**Aim of the task**
From the very first line of the data to the line containing "plt.rcParams['font.family'] = ['Liberation", retype everything exactly, leaving the pictures behind.
+++
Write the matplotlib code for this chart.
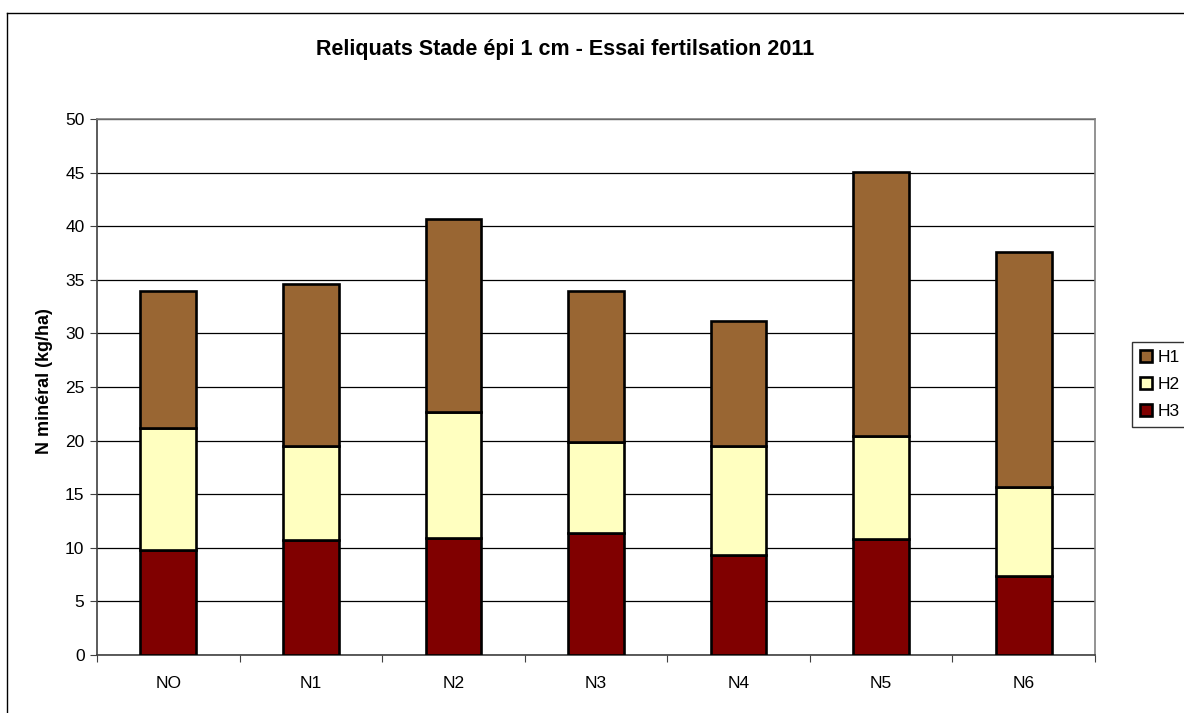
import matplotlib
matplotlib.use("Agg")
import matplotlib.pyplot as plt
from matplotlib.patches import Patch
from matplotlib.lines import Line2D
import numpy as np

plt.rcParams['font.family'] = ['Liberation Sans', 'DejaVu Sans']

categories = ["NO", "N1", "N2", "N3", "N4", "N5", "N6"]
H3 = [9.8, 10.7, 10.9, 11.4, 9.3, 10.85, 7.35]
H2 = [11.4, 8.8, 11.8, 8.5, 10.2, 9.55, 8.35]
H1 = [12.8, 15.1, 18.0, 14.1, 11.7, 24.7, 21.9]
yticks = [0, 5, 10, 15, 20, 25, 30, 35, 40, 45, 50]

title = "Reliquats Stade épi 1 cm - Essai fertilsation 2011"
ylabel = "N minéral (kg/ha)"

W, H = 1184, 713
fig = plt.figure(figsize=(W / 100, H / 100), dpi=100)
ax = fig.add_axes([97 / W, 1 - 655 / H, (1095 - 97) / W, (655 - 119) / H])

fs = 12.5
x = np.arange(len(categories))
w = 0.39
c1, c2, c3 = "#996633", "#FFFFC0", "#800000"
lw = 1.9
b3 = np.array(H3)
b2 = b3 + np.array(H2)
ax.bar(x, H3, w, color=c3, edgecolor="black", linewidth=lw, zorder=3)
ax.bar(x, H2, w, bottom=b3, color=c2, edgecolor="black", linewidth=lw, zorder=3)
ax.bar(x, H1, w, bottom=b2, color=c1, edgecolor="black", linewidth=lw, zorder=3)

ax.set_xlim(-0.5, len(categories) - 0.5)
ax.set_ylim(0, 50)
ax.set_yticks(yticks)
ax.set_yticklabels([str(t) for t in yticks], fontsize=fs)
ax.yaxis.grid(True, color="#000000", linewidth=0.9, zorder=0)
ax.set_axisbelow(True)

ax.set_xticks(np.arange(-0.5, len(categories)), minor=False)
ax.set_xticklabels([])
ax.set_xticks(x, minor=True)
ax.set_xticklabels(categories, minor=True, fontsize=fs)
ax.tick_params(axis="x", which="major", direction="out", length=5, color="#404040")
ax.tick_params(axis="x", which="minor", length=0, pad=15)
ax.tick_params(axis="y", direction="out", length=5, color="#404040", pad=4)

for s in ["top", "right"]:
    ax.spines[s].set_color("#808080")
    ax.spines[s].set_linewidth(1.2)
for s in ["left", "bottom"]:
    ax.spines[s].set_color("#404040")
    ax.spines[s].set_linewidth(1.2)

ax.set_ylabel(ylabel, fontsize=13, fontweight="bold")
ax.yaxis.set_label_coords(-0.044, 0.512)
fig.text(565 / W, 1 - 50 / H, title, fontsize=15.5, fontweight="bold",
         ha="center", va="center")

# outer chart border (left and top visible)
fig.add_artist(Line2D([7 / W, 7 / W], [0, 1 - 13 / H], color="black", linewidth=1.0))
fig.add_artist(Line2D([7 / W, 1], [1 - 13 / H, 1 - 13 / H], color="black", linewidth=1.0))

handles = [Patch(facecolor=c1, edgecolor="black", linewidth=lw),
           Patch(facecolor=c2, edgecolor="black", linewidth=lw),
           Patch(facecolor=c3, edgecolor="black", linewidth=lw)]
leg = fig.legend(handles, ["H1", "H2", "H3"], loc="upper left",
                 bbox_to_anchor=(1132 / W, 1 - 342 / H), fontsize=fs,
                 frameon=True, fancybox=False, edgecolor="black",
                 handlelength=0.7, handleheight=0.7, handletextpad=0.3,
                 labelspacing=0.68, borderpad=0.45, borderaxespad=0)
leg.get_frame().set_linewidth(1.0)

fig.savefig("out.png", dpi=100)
+++
**Result of this exercise**
Write the matplotlib code for this chart.
import matplotlib
matplotlib.use("Agg")
import matplotlib.pyplot as plt
from matplotlib.patches import Patch
from matplotlib.lines import Line2D
import numpy as np

plt.rcParams['font.family'] = ['Liberation Sans', 'DejaVu Sans']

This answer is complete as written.